**TASK DETAILS**
Start at the line where "Rebuild this chart" appears and end at the line where "118.5, bottom: 328.5" appears; repeat those lines exactly, both ends included, leaving pictures behind.

**DATA FOR THIS EXERCISE**

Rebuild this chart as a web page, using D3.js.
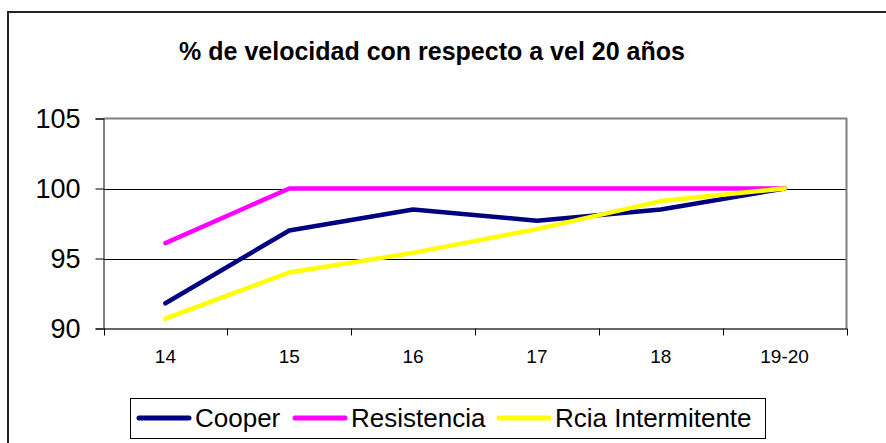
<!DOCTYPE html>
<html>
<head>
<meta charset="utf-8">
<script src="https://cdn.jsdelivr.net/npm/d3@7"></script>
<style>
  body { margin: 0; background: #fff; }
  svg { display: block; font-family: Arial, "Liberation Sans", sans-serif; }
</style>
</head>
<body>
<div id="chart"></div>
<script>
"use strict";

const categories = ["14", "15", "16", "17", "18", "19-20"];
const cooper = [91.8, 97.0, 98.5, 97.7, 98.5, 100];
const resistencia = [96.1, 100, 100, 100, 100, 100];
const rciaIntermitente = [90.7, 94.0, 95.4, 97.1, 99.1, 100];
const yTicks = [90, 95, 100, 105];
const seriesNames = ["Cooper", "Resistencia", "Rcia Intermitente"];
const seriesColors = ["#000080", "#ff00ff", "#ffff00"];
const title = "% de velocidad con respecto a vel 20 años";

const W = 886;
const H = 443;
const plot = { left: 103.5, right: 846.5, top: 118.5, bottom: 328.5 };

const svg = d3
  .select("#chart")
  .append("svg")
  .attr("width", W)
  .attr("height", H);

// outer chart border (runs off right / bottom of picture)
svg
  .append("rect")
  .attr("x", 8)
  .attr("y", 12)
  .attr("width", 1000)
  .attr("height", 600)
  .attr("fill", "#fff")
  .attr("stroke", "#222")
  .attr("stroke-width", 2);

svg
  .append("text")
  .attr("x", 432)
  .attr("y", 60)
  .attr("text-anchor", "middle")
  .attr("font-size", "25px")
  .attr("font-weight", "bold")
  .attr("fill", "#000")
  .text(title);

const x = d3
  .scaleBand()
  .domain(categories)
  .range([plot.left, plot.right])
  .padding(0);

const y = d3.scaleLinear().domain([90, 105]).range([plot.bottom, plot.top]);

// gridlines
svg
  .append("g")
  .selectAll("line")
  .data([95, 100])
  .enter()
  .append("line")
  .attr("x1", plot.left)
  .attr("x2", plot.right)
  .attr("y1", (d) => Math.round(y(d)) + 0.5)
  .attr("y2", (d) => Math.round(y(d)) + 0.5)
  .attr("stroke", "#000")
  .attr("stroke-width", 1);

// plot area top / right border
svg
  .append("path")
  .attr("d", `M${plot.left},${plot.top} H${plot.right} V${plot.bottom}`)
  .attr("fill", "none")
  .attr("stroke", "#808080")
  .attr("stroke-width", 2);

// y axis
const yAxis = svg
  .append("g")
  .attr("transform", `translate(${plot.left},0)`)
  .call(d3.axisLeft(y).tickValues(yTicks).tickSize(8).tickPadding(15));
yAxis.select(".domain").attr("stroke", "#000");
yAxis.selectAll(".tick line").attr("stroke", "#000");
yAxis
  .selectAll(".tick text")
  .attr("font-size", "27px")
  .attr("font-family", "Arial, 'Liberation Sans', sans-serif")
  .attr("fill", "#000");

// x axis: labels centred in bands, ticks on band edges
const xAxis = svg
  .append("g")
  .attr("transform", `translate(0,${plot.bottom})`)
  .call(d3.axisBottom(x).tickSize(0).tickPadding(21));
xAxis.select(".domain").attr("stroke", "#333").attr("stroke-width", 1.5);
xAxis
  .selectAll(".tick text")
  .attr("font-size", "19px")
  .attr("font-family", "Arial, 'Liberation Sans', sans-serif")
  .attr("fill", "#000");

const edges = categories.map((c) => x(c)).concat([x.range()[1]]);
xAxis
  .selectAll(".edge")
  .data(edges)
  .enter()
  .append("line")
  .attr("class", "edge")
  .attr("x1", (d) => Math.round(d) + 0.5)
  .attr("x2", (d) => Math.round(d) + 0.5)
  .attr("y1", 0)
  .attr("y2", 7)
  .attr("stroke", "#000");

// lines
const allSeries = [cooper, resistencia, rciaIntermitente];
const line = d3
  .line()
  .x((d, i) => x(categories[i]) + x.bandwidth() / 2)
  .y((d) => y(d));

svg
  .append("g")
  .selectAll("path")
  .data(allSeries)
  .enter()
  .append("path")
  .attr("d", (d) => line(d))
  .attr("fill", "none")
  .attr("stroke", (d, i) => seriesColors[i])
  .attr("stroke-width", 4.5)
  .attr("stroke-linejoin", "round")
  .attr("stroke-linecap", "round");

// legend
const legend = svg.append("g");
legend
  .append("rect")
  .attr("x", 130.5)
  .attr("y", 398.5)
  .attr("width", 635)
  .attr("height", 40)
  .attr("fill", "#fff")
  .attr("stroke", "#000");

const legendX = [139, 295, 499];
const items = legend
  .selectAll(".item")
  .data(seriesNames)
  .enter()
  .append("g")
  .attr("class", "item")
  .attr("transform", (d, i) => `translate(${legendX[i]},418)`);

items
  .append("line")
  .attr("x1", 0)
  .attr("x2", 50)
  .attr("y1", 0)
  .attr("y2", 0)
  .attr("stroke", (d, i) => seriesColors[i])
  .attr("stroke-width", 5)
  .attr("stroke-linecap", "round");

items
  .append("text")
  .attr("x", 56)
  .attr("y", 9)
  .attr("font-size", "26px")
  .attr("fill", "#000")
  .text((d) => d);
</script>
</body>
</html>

---

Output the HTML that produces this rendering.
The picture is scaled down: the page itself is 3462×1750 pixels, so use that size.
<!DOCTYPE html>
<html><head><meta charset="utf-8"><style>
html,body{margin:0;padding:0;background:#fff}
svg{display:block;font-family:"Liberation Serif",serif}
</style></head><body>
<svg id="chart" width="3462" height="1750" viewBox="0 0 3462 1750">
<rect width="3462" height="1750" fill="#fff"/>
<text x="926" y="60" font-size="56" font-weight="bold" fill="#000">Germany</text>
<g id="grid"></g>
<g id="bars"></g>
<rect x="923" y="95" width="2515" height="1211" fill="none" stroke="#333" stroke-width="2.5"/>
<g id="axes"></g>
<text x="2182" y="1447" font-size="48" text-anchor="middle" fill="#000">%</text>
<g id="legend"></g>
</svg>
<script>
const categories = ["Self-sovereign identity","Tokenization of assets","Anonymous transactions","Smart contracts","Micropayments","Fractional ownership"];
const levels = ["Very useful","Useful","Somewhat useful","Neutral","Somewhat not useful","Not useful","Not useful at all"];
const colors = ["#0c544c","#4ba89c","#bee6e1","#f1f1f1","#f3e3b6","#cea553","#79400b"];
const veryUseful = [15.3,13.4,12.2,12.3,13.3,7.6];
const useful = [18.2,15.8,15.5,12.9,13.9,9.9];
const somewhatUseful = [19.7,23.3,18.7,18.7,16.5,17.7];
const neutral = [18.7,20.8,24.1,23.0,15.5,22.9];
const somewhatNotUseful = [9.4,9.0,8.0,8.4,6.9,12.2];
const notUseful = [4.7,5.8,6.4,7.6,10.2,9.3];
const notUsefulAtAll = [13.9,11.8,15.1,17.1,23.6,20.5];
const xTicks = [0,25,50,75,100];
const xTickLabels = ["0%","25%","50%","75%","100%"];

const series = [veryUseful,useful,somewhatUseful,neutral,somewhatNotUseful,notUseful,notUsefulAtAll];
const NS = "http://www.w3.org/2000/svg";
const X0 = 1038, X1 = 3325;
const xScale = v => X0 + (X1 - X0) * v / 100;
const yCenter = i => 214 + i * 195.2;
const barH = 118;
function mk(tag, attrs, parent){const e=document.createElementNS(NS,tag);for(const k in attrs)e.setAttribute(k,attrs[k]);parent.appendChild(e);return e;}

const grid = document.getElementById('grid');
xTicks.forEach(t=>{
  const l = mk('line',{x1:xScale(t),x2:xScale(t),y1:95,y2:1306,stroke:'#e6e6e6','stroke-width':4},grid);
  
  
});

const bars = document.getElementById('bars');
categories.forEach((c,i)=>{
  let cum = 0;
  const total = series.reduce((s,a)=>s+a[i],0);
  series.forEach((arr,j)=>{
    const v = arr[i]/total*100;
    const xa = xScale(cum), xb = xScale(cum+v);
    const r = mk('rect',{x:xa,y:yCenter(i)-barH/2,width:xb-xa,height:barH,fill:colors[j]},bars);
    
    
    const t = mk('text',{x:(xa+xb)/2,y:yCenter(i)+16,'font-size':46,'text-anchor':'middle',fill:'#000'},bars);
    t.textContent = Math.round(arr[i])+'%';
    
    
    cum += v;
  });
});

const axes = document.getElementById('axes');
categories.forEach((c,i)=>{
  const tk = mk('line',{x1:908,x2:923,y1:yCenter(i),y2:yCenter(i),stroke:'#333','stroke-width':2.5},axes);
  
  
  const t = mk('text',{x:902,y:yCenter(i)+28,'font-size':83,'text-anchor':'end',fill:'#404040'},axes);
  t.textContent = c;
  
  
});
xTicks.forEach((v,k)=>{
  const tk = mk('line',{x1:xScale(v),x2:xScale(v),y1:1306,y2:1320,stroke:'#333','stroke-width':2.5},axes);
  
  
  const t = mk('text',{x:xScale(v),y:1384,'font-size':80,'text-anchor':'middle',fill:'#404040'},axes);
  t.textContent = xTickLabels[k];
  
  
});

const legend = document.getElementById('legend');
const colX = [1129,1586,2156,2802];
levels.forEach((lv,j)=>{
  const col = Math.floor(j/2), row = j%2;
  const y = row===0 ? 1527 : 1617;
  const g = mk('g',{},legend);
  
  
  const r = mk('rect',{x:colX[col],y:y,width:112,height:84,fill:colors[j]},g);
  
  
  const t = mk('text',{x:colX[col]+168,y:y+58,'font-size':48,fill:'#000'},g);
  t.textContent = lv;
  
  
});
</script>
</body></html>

**EXERCISE ANSWER**
Rebuild this chart as a web page, using D3.js.
<!DOCTYPE html>
<html>
<head>
<meta charset="utf-8">
<script src="https://cdn.jsdelivr.net/npm/d3@7"></script>
<style>
  body { margin: 0; background: #fff; }
  svg { display: block; font-family: Arial, "Liberation Sans", sans-serif; }
</style>
</head>
<body>
<div id="chart"></div>
<script>
"use strict";

const categories = ["14", "15", "16", "17", "18", "19-20"];
const cooper = [91.8, 97.0, 98.5, 97.7, 98.5, 100];
const resistencia = [96.1, 100, 100, 100, 100, 100];
const rciaIntermitente = [90.7, 94.0, 95.4, 97.1, 99.1, 100];
const yTicks = [90, 95, 100, 105];
const seriesNames = ["Cooper", "Resistencia", "Rcia Intermitente"];
const seriesColors = ["#000080", "#ff00ff", "#ffff00"];
const title = "% de velocidad con respecto a vel 20 años";

const W = 886;
const H = 443;
const plot = { left: 103.5, right: 846.5, top: 118.5, bottom: 328.5 };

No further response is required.